United States v. Algoma Lumber Co.
Headline: Klamath Reservation timber contracts are not contracts of the United States; Court reverses judgments, leaving timber buyers and the tribe to resolve payment disputes without federal liability.
Holding: The Court held that timber sale contracts executed by the Superintendent for the Klamath Indians are contracts of the Indians, not of the United States, so the Court of Claims lacked jurisdiction to award repayment.
- Prevents buyers from suing the United States for timber contract overpayments.
- Makes tribes' contracts enforceable against buyers, with federal treasury not automatically liable.

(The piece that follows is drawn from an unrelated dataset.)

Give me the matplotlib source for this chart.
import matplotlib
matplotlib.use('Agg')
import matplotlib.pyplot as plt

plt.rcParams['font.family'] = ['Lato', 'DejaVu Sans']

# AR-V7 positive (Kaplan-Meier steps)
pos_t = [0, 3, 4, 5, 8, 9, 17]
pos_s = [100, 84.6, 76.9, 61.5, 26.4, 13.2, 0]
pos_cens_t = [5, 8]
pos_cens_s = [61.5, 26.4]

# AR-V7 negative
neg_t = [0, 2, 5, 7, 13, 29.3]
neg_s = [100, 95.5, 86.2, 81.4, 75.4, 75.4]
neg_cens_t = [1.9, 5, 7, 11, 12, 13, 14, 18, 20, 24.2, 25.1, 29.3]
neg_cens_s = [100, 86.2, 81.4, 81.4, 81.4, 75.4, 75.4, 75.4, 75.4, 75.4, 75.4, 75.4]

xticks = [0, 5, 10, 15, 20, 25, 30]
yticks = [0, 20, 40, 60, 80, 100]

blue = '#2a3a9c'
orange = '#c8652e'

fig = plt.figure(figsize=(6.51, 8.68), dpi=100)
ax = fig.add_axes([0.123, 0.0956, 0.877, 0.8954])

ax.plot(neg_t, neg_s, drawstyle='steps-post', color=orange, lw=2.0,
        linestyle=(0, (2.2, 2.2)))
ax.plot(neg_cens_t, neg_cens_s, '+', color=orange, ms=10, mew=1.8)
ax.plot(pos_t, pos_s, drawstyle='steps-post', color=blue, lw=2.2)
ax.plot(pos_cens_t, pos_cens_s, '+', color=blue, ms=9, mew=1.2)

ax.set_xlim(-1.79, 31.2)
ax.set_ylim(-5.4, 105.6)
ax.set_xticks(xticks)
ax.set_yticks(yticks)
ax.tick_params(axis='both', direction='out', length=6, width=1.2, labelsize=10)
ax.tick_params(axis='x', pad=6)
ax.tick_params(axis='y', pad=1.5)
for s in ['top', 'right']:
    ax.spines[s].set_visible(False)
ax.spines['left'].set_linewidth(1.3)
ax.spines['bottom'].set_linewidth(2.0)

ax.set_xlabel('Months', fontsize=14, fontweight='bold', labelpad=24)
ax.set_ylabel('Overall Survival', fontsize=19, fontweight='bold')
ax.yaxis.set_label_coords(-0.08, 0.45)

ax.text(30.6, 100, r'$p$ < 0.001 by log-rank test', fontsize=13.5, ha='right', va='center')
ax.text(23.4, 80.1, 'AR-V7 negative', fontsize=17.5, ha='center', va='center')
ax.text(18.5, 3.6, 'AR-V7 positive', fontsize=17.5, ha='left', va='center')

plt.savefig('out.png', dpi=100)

- Limits Court of Claims jurisdiction over Indian timber sale disputes.
Summary
Background
Lumber companies bought standing timber on the Klamath Indian Reservation under contracts made under the Act of June 25, 1910. Those contracts were executed by the local Superintendent "for and on behalf of the Klamath Indians," set price readjustment rules, and required payments to be made to the Superintendent for the benefit of the Indians. The Court of Claims found that Indian affairs officials had fixed prices too high, that buyers overpaid, and it entered judgments ordering the United States to repay the overpayments.
Reasoning
The central question was whether those timber contracts were actually obligations of the United States so that the Court of Claims could hear suits to recover overpayments. The Court examined the written contracts and the statutory scheme and held that the documents on their face were contracts of the Indians executed through the Superintendent acting as their agent. Government supervision, approval, and deposit of proceeds into Treasury accounts did not transform those documents into contracts of the United States, and no implied obligation to repay arose from handling the funds. Because the contracts were not United States obligations, the Court of Claims lacked jurisdiction to hear the suits.
Real world impact
The decision reverses the Court of Claims’ awards and leaves disputes about price and repayment between buyers and the Indians or other appropriate venues. It clarifies that federal oversight of Indian land sales does not automatically make the United States contractually liable for those sales. Two Justices did not participate in the decision.